— Start Data to process —

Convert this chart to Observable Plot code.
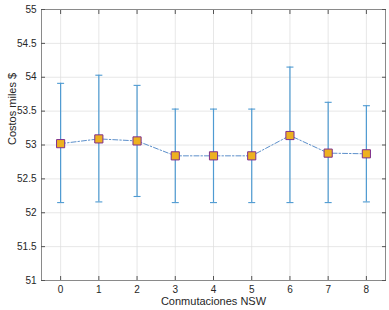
<!DOCTYPE html>
<html>
<head>
<meta charset="utf-8">
<script src="https://cdn.jsdelivr.net/npm/d3@7"></script>
<script src="https://cdn.jsdelivr.net/npm/@observablehq/plot@0.6"></script>
<style>
  html, body { margin: 0; padding: 0; background: #fff; }
  #chart svg { display: block; }
</style>
</head>
<body>
<div id="chart"></div>
<script>
const commutations = [0, 1, 2, 3, 4, 5, 6, 7, 8];
const meanCost = [53.02, 53.09, 53.06, 52.84, 52.84, 52.84, 53.14, 52.88, 52.87];
const upperCost = [53.91, 54.03, 53.88, 53.53, 53.53, 53.53, 54.15, 53.63, 53.58];
const lowerCost = [52.15, 52.16, 52.24, 52.15, 52.15, 52.15, 52.15, 52.15, 52.16];
const xTicks = [0, 1, 2, 3, 4, 5, 6, 7, 8];
const yTicks = [51, 51.5, 52, 52.5, 53, 53.5, 54, 54.5, 55];

const data = commutations.map((x, i) => ({x, y: meanCost[i], hi: upperCost[i], lo: lowerCost[i]}));

const capSymbol = {
  draw(context, size) {
    context.moveTo(-3.5, 0);
    context.lineTo(3.5, 0);
  }
};

const font = "'Liberation Sans', Arial, Helvetica, sans-serif";
const axisColor = "#262626";
const errColor = "#4f9bd2";

const chart = Plot.plot({
  width: 389,
  height: 310,
  marginLeft: 41,
  marginRight: 4,
  marginTop: 9,
  marginBottom: 30,
  style: {fontFamily: font, fontSize: "10px", color: axisColor, background: "#fff"},
  x: {type: "linear", domain: [-0.5, 8.5]},
  y: {type: "linear", domain: [51, 55]},
  marks: [
    Plot.gridX(xTicks, {stroke: "#dcdcdc", strokeOpacity: 1, strokeWidth: 0.7}),
    Plot.gridY(yTicks, {stroke: "#dcdcdc", strokeOpacity: 1, strokeWidth: 0.7}),
    Plot.frame({stroke: "#8a8a8a", strokeWidth: 1}),
    // tick labels
    Plot.axisX({ticks: xTicks, tickSize: 0, tickPadding: 5, tickFormat: d => String(d), label: null, fontSize: 10, fill: axisColor}),
    Plot.axisY({ticks: yTicks, tickSize: 0, tickPadding: 5, tickFormat: d => String(d), label: null, fontSize: 10, fill: axisColor}),
    // inward tick marks
    Plot.axisX({ticks: xTicks, anchor: "bottom", tickSize: -4, tickFormat: () => "", label: null, stroke: "#555"}),
    Plot.axisX({ticks: xTicks, anchor: "top", tickSize: -4, tickFormat: () => "", label: null, stroke: "#555"}),
    Plot.axisY({ticks: yTicks, anchor: "left", tickSize: -4, tickFormat: () => "", label: null, stroke: "#555"}),
    Plot.axisY({ticks: yTicks, anchor: "right", tickSize: -4, tickFormat: () => "", label: null, stroke: "#555"}),
    // axis titles
    Plot.text(["Conmutaciones NSW"], {frameAnchor: "bottom", dy: 24, fontSize: 11, fill: axisColor, fontFamily: font}),
    Plot.text(["Costos miles $"], {frameAnchor: "left", dx: -29, rotate: -90, fontSize: 11, fill: axisColor, fontFamily: font}),
    // error bars
    Plot.ruleX(data, {x: "x", y1: "lo", y2: "hi", stroke: errColor, strokeWidth: 1.2}),
    Plot.dot(data, {x: "x", y: "hi", symbol: capSymbol, stroke: errColor, strokeWidth: 1.1, fill: "none", r: 3}),
    Plot.dot(data, {x: "x", y: "lo", symbol: capSymbol, stroke: errColor, strokeWidth: 1.1, fill: "none", r: 3}),
    // dash-dot line
    Plot.line(data, {x: "x", y: "y", stroke: "#4a82c4", strokeWidth: 0.9, strokeDasharray: "5,2,1.5,2"}),
    // markers
    Plot.dot(data, {x: "x", y: "y", symbol: "square", r: 4.6, fill: "#EDB120", stroke: "#7E2F8E", strokeWidth: 1})
  ]
});

document.getElementById("chart").appendChild(chart);
</script>
</body>
</html>
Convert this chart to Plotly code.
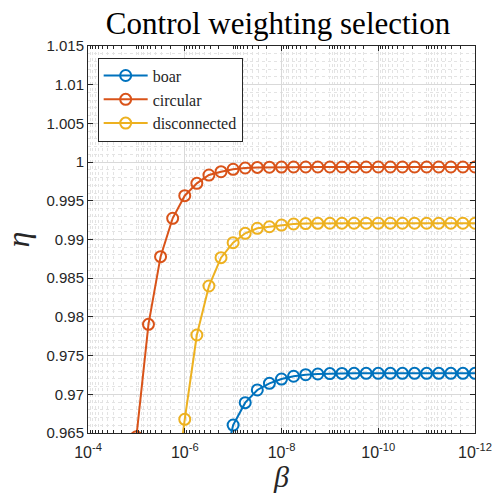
import plotly.graph_objects as go

# log10(beta) exponents, 4 points per decade
circ_exp = [-5 - 0.25 * i for i in range(29)]
circ_eta = [0.9645, 0.97904, 0.98778, 0.99274, 0.99566, 0.99726, 0.99833, 0.99876,
            0.99907, 0.99924, 0.99931, 0.99934, 0.99936, 0.99937, 0.99937, 0.99937,
            0.99937, 0.99937, 0.99937, 0.99937, 0.99937, 0.99937, 0.99937, 0.99937,
            0.99937, 0.99937, 0.99937, 0.99937, 0.99937]

disc_exp = [-5.75 - 0.25 * i for i in range(26)]
disc_eta = [0.955, 0.96677, 0.97766, 0.98399, 0.98765, 0.98959, 0.99080, 0.99145,
            0.99165, 0.99187, 0.99200, 0.99206, 0.99209, 0.99210, 0.99210, 0.99210,
            0.99210, 0.99210, 0.99210, 0.99210, 0.99210, 0.99210, 0.99210, 0.99210,
            0.99210, 0.99210]

boar_exp = [-6.75 - 0.25 * i for i in range(22)]
boar_eta = [0.959, 0.96603, 0.96892, 0.97056, 0.97142, 0.97197, 0.97233, 0.97253,
            0.97262, 0.97268, 0.97270, 0.97271, 0.97271, 0.97271, 0.97271, 0.97271,
            0.97271, 0.97271, 0.97271, 0.97271, 0.97271, 0.97271]

series = [
    ("boar", boar_exp, boar_eta, "#0072BD"),
    ("circular", circ_exp, circ_eta, "#D95319"),
    ("disconnected", disc_exp, disc_eta, "#EDB120"),
]

x_major = [-4, -6, -8, -10, -12]
x_labels = ["10<sup>-4</sup>", "10<sup>-6</sup>", "10<sup>-8</sup>", "10<sup>-10</sup>", "10<sup>-12</sup>"]
y_ticks = [0.965, 0.97, 0.975, 0.98, 0.985, 0.99, 0.995, 1.0, 1.005, 1.01, 1.015]
y_labels = ["0.965", "0.97", "0.975", "0.98", "0.985", "0.99", "0.995", "1", "1.005", "1.01", "1.015"]

fig = go.Figure()
for name, ex, eta, col in series:
    fig.add_trace(go.Scatter(
        x=[10 ** e for e in ex], y=eta, name=name, mode="lines+markers",
        line=dict(color=col, width=2),
        marker=dict(symbol="circle-open", size=11, color=col, line=dict(width=2, color=col)),
    ))

x_minor = []
for d in range(-12, -4):
    for k in range(2, 10):
        x_minor.append(k * 10 ** d)
for d in [-5, -7, -9, -11]:
    x_minor.append(10 ** d)
y_minor = [0.965 + 0.001 * i for i in range(51)]

axis_col = "#262626"
tickfont = dict(family="Liberation Sans, Arial, sans-serif", size=15, color=axis_col)
xtickfont = dict(family="Liberation Sans, Arial, sans-serif", size=16, color=axis_col)

fig.update_layout(
    template="none",
    width=493, height=493,
    margin=dict(l=88, r=18, t=46, b=60),
    paper_bgcolor="white", plot_bgcolor="white",
    title=dict(text="Control weighting selection", x=0.564, xanchor="center", y=0.975, yanchor="top",
               font=dict(family="Liberation Serif, serif", size=31, color="black")),
    xaxis=dict(type="log", range=[-4, -12], tickvals=[10 ** e for e in x_major], ticktext=x_labels,
               automargin=False,
               showgrid=True, gridcolor="#d9d9d9", gridwidth=1,
               showline=True, mirror="ticks", linecolor=axis_col, linewidth=1,
               ticks="inside", ticklen=5, tickcolor=axis_col, tickfont=xtickfont,
               ticklabelstandoff=5,
               minor=dict(tickvals=x_minor, showgrid=True, griddash="dot", gridcolor="#e3e3e3",
                          ticks="inside", ticklen=3, tickcolor=axis_col),
               title=dict(text="<i>β</i>", font=dict(family="Liberation Serif, serif", size=30, color=axis_col),
                          standoff=14),
               zeroline=False),
    yaxis=dict(range=[0.965, 1.015], tickvals=y_ticks, ticktext=y_labels,
               automargin=False,
               showgrid=True, gridcolor="#d9d9d9", gridwidth=1,
               showline=True, mirror="ticks", linecolor=axis_col, linewidth=1,
               ticks="inside", ticklen=5, tickcolor=axis_col, tickfont=tickfont,
               minor=dict(tickvals=y_minor, showgrid=True, griddash="dot", gridcolor="#e3e3e3"),
               title=dict(text="<i>η</i>", font=dict(family="Liberation Serif, serif", size=32, color=axis_col),
                          standoff=8),
               zeroline=False),
    legend=dict(x=0.025, y=0.97, xanchor="left", yanchor="top",
                bgcolor="white", bordercolor=axis_col, borderwidth=1,
                font=dict(family="Liberation Serif, serif", size=16, color=axis_col),
                tracegroupgap=0, itemwidth=44),
    showlegend=True,
)

fig.write_html("out.html")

— End Data to process —

→ Given exercise
Quote, please, every line of the material above from its start through the line that has "54, 54.5, 55];", reproducing the words exactly and dropping any images.

→ Result
Convert this chart to Observable Plot code.
<!DOCTYPE html>
<html>
<head>
<meta charset="utf-8">
<script src="https://cdn.jsdelivr.net/npm/d3@7"></script>
<script src="https://cdn.jsdelivr.net/npm/@observablehq/plot@0.6"></script>
<style>
  html, body { margin: 0; padding: 0; background: #fff; }
  #chart svg { display: block; }
</style>
</head>
<body>
<div id="chart"></div>
<script>
const commutations = [0, 1, 2, 3, 4, 5, 6, 7, 8];
const meanCost = [53.02, 53.09, 53.06, 52.84, 52.84, 52.84, 53.14, 52.88, 52.87];
const upperCost = [53.91, 54.03, 53.88, 53.53, 53.53, 53.53, 54.15, 53.63, 53.58];
const lowerCost = [52.15, 52.16, 52.24, 52.15, 52.15, 52.15, 52.15, 52.15, 52.16];
const xTicks = [0, 1, 2, 3, 4, 5, 6, 7, 8];
const yTicks = [51, 51.5, 52, 52.5, 53, 53.5, 54, 54.5, 55];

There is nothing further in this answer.